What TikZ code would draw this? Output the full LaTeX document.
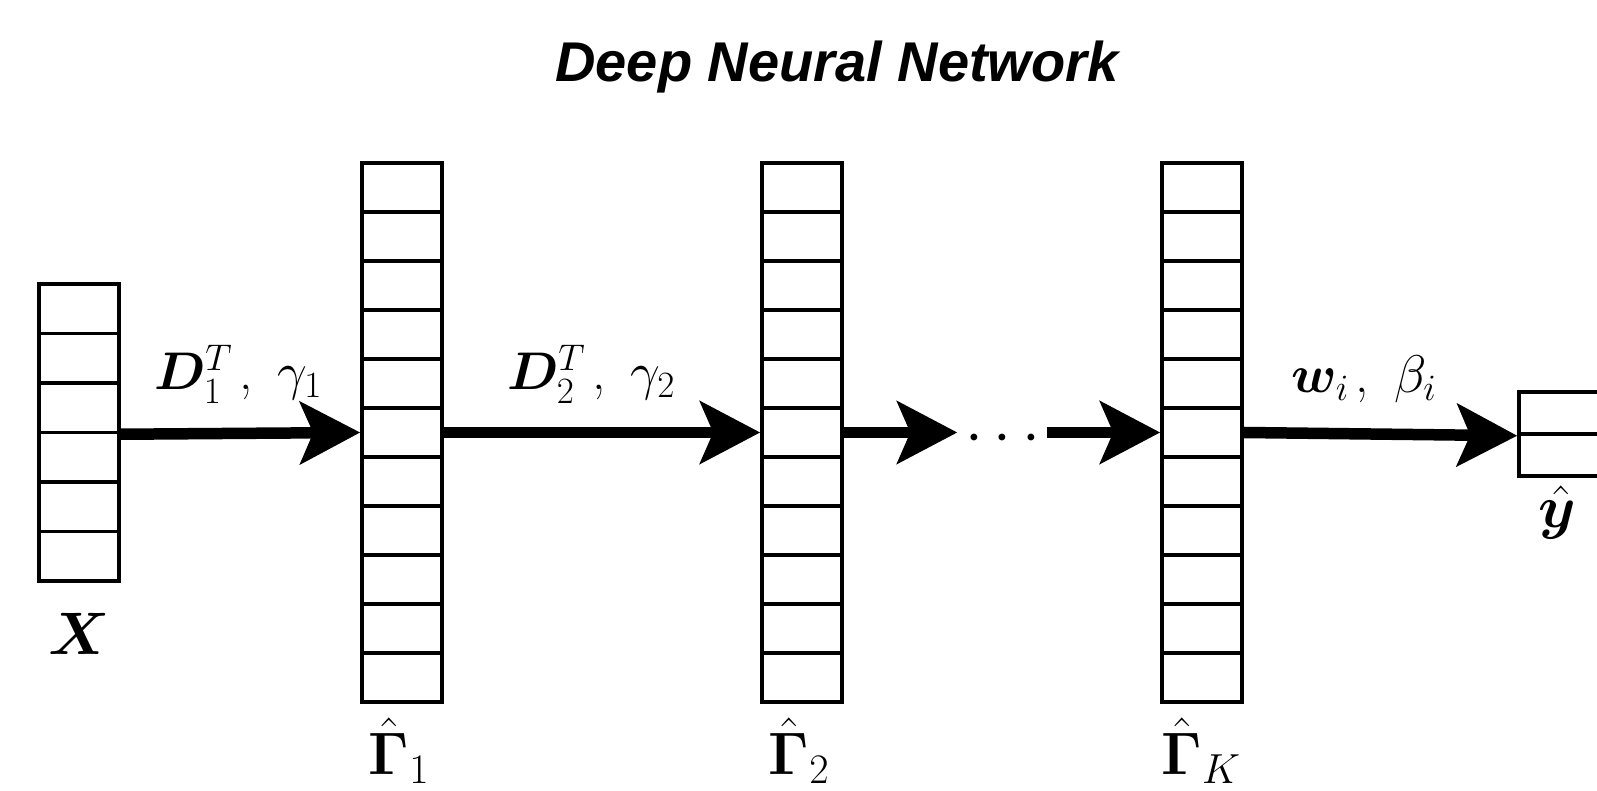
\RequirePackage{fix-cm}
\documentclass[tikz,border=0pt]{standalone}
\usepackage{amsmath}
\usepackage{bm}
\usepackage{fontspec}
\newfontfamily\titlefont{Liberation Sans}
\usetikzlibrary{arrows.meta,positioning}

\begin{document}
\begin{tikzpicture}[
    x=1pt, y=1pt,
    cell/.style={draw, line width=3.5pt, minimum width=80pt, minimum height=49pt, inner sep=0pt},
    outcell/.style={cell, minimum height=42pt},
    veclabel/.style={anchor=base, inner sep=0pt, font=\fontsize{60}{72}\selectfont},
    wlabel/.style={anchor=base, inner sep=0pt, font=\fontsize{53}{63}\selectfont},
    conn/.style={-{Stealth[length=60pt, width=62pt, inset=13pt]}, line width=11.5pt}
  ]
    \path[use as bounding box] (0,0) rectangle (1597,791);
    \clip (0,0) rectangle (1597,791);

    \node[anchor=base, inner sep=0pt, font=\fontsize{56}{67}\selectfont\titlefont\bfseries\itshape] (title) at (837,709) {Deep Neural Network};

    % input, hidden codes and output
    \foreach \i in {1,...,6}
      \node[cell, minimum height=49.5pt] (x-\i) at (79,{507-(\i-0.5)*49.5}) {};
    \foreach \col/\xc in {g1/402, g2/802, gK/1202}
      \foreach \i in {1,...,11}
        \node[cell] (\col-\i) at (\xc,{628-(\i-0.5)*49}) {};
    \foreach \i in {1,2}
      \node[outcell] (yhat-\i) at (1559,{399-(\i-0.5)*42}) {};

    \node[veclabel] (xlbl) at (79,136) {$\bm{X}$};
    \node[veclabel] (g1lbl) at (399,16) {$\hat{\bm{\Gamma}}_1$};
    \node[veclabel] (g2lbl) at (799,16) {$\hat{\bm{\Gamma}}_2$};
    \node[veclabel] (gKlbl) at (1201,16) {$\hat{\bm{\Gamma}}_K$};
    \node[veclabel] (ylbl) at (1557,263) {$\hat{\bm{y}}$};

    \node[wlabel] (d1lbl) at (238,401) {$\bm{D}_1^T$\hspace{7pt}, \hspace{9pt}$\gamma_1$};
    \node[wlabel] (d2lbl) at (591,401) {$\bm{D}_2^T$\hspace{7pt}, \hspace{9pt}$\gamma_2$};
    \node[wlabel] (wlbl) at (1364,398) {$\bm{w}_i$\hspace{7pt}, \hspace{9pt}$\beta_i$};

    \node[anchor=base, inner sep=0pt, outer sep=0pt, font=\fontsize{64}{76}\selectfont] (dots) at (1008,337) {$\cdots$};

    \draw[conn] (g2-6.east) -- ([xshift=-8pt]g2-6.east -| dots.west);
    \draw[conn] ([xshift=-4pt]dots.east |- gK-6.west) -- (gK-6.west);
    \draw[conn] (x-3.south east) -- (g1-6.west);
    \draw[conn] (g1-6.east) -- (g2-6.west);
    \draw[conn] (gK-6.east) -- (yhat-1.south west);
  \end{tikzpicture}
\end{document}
::::::::
-- Aim --
Reproduce the data above in full, exactly as it is, with the pictures left out.

-- Complete answer --
What TikZ code would draw this? Output the full LaTeX document.
\RequirePackage{fix-cm}
\documentclass[tikz,border=0pt]{standalone}
\usepackage{amsmath}
\usepackage{bm}
\usepackage{fontspec}
\newfontfamily\titlefont{Liberation Sans}
\usetikzlibrary{arrows.meta,positioning}

\begin{document}
\begin{tikzpicture}[
    x=1pt, y=1pt,
    cell/.style={draw, line width=3.5pt, minimum width=80pt, minimum height=49pt, inner sep=0pt},
    outcell/.style={cell, minimum height=42pt},
    veclabel/.style={anchor=base, inner sep=0pt, font=\fontsize{60}{72}\selectfont},
    wlabel/.style={anchor=base, inner sep=0pt, font=\fontsize{53}{63}\selectfont},
    conn/.style={-{Stealth[length=60pt, width=62pt, inset=13pt]}, line width=11.5pt}
  ]
    \path[use as bounding box] (0,0) rectangle (1597,791);
    \clip (0,0) rectangle (1597,791);

    \node[anchor=base, inner sep=0pt, font=\fontsize{56}{67}\selectfont\titlefont\bfseries\itshape] (title) at (837,709) {Deep Neural Network};

    % input, hidden codes and output
    \foreach \i in {1,...,6}
      \node[cell, minimum height=49.5pt] (x-\i) at (79,{507-(\i-0.5)*49.5}) {};
    \foreach \col/\xc in {g1/402, g2/802, gK/1202}
      \foreach \i in {1,...,11}
        \node[cell] (\col-\i) at (\xc,{628-(\i-0.5)*49}) {};
    \foreach \i in {1,2}
      \node[outcell] (yhat-\i) at (1559,{399-(\i-0.5)*42}) {};

    \node[veclabel] (xlbl) at (79,136) {$\bm{X}$};
    \node[veclabel] (g1lbl) at (399,16) {$\hat{\bm{\Gamma}}_1$};
    \node[veclabel] (g2lbl) at (799,16) {$\hat{\bm{\Gamma}}_2$};
    \node[veclabel] (gKlbl) at (1201,16) {$\hat{\bm{\Gamma}}_K$};
    \node[veclabel] (ylbl) at (1557,263) {$\hat{\bm{y}}$};

    \node[wlabel] (d1lbl) at (238,401) {$\bm{D}_1^T$\hspace{7pt}, \hspace{9pt}$\gamma_1$};
    \node[wlabel] (d2lbl) at (591,401) {$\bm{D}_2^T$\hspace{7pt}, \hspace{9pt}$\gamma_2$};
    \node[wlabel] (wlbl) at (1364,398) {$\bm{w}_i$\hspace{7pt}, \hspace{9pt}$\beta_i$};

    \node[anchor=base, inner sep=0pt, outer sep=0pt, font=\fontsize{64}{76}\selectfont] (dots) at (1008,337) {$\cdots$};

    \draw[conn] (g2-6.east) -- ([xshift=-8pt]g2-6.east -| dots.west);
    \draw[conn] ([xshift=-4pt]dots.east |- gK-6.west) -- (gK-6.west);
    \draw[conn] (x-3.south east) -- (g1-6.west);
    \draw[conn] (g1-6.east) -- (g2-6.west);
    \draw[conn] (gK-6.east) -- (yhat-1.south west);
  \end{tikzpicture}
\end{document}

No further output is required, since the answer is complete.